So are you saying the problem occurs when it is put into actual practice? But I carefully measured how much it took me to plow 2 acres with a 4020 pulling 5 bottoms. That's an actual test, but the D which I haven't bought, has not been tested.
I am assuming that a D can pull 3 bottoms in the same soil, but I might be wrong; in which case, the whole math is wrong. Hmmm..... Maybe it can pull only 2 bottoms. I better look into that one. Thanks.
Keep in mind this is engine horse power, not drawbar horsepower. Maybe, just maybe, that chain dive on the D gets its power to the gronund more efficiently than the power shift transmission on the 4020. I'm just guessing here--IF the D can pull more than half what the 4020 can pull with half the fuel cost. That's not certain.

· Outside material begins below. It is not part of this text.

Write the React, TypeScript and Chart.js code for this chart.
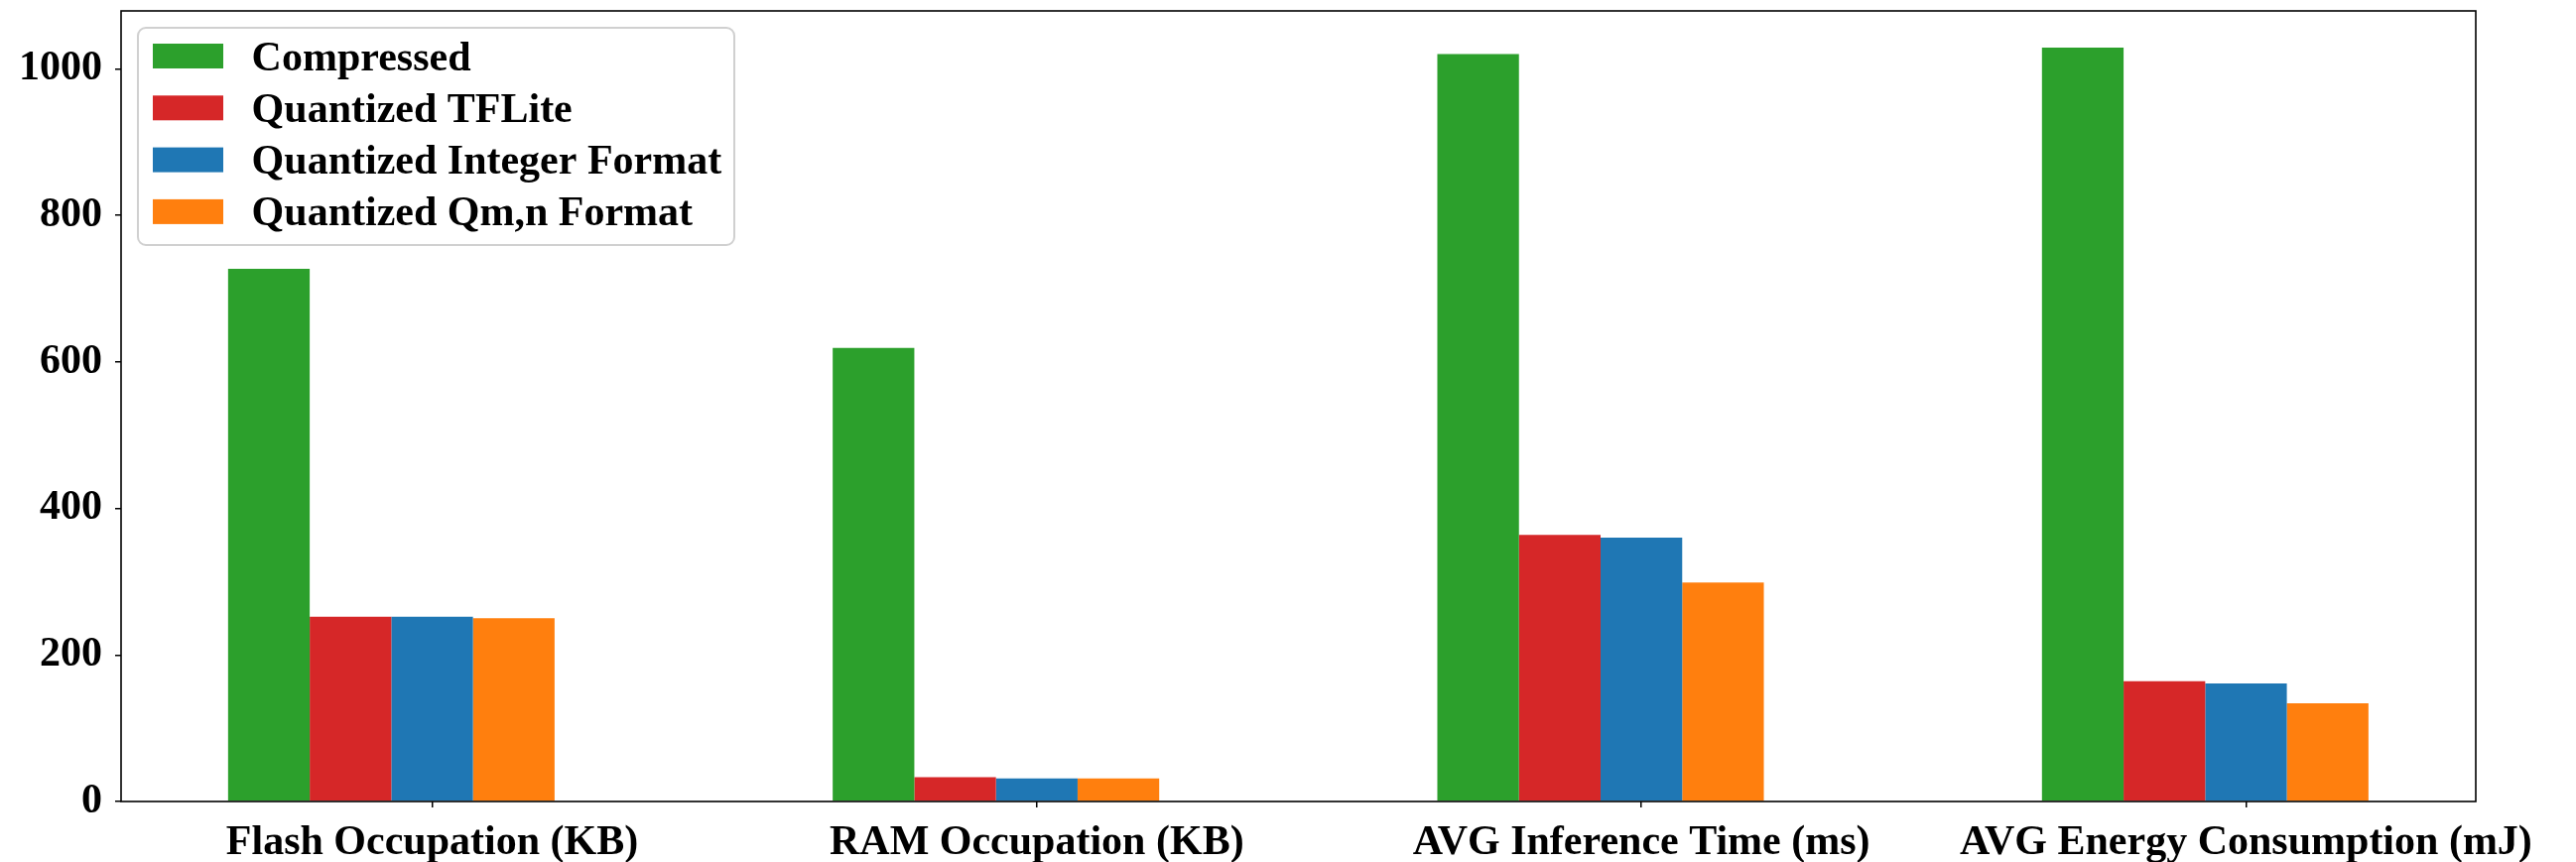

I'm going to bring up another observation: Our 80, at 72 horsepower, is every bit the tractor the 4020 is, at 90 horsepower. That's not because the 4020's in bad shape either--it's fine. The older, low RPM engines are underrated. Take the old steam engines, for example. At the Wauseon steam convention some years ago I watched a 120 HP traction engine pull a 300+ hp bend-in-the-middle Steiger backwards, stalling it in the process. A third the horsepower out pulled AND killed the engine, both? Or take the engine that drives my shop: it's a "15" horsepower Reid. It has 750 cubic inches! It'd take a 15 HP lawn mower and throw it over a hill. There really is something to low RPM, high torque engines that will out perform high speed engines. That 80 will pull 5 bottoms at an idle. I've done it many times. The 4020 dies if you try. I realize this is another subject, but maybe it's related.